> Your goal
In the lines below, output everything from the first line through the line containing "and +(73,-38) .. (initin);" exactly as it is. Pictures are not part of the output.
##### Source data
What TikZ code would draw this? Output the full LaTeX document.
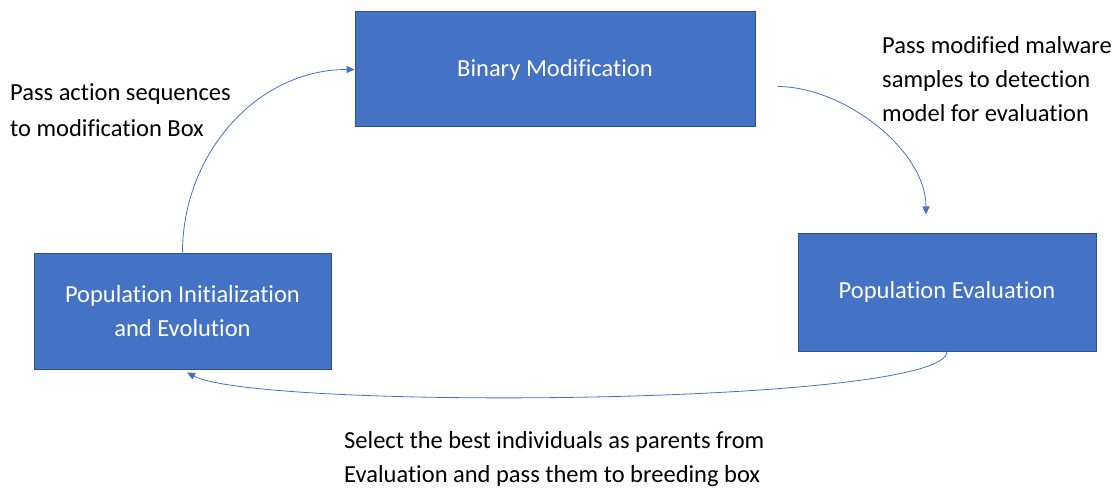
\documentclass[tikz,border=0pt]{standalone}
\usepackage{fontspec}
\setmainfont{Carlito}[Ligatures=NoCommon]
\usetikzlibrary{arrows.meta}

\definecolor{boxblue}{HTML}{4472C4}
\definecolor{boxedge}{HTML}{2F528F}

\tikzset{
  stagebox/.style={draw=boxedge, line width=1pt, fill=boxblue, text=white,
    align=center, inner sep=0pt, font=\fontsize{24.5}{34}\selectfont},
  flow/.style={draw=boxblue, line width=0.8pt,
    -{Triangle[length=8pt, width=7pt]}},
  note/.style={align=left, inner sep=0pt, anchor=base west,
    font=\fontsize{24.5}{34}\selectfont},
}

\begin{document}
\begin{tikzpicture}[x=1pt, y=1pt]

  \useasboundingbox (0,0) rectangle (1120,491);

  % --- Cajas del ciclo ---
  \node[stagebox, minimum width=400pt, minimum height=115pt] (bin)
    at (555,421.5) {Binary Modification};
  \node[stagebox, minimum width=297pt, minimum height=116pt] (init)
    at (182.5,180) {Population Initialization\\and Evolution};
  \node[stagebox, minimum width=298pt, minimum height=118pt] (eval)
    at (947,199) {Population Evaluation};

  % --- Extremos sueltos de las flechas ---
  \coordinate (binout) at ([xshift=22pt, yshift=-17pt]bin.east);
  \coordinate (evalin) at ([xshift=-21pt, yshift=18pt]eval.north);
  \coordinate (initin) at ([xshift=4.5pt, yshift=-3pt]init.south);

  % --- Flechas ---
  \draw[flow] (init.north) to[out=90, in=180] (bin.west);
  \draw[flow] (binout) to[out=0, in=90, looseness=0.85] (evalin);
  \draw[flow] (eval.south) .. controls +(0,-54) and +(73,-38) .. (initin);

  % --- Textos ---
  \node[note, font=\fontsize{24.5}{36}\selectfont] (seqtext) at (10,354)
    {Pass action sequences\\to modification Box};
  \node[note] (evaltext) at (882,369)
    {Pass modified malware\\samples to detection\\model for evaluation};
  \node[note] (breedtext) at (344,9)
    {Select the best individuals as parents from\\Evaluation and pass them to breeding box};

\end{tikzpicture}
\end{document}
##########
> Finished exercise
What TikZ code would draw this? Output the full LaTeX document.
\documentclass[tikz,border=0pt]{standalone}
\usepackage{fontspec}
\setmainfont{Carlito}[Ligatures=NoCommon]
\usetikzlibrary{arrows.meta}

\definecolor{boxblue}{HTML}{4472C4}
\definecolor{boxedge}{HTML}{2F528F}

\tikzset{
  stagebox/.style={draw=boxedge, line width=1pt, fill=boxblue, text=white,
    align=center, inner sep=0pt, font=\fontsize{24.5}{34}\selectfont},
  flow/.style={draw=boxblue, line width=0.8pt,
    -{Triangle[length=8pt, width=7pt]}},
  note/.style={align=left, inner sep=0pt, anchor=base west,
    font=\fontsize{24.5}{34}\selectfont},
}

\begin{document}
\begin{tikzpicture}[x=1pt, y=1pt]

  \useasboundingbox (0,0) rectangle (1120,491);

  % --- Cajas del ciclo ---
  \node[stagebox, minimum width=400pt, minimum height=115pt] (bin)
    at (555,421.5) {Binary Modification};
  \node[stagebox, minimum width=297pt, minimum height=116pt] (init)
    at (182.5,180) {Population Initialization\\and Evolution};
  \node[stagebox, minimum width=298pt, minimum height=118pt] (eval)
    at (947,199) {Population Evaluation};

  % --- Extremos sueltos de las flechas ---
  \coordinate (binout) at ([xshift=22pt, yshift=-17pt]bin.east);
  \coordinate (evalin) at ([xshift=-21pt, yshift=18pt]eval.north);
  \coordinate (initin) at ([xshift=4.5pt, yshift=-3pt]init.south);

  % --- Flechas ---
  \draw[flow] (init.north) to[out=90, in=180] (bin.west);
  \draw[flow] (binout) to[out=0, in=90, looseness=0.85] (evalin);
  \draw[flow] (eval.south) .. controls +(0,-54) and +(73,-38) .. (initin);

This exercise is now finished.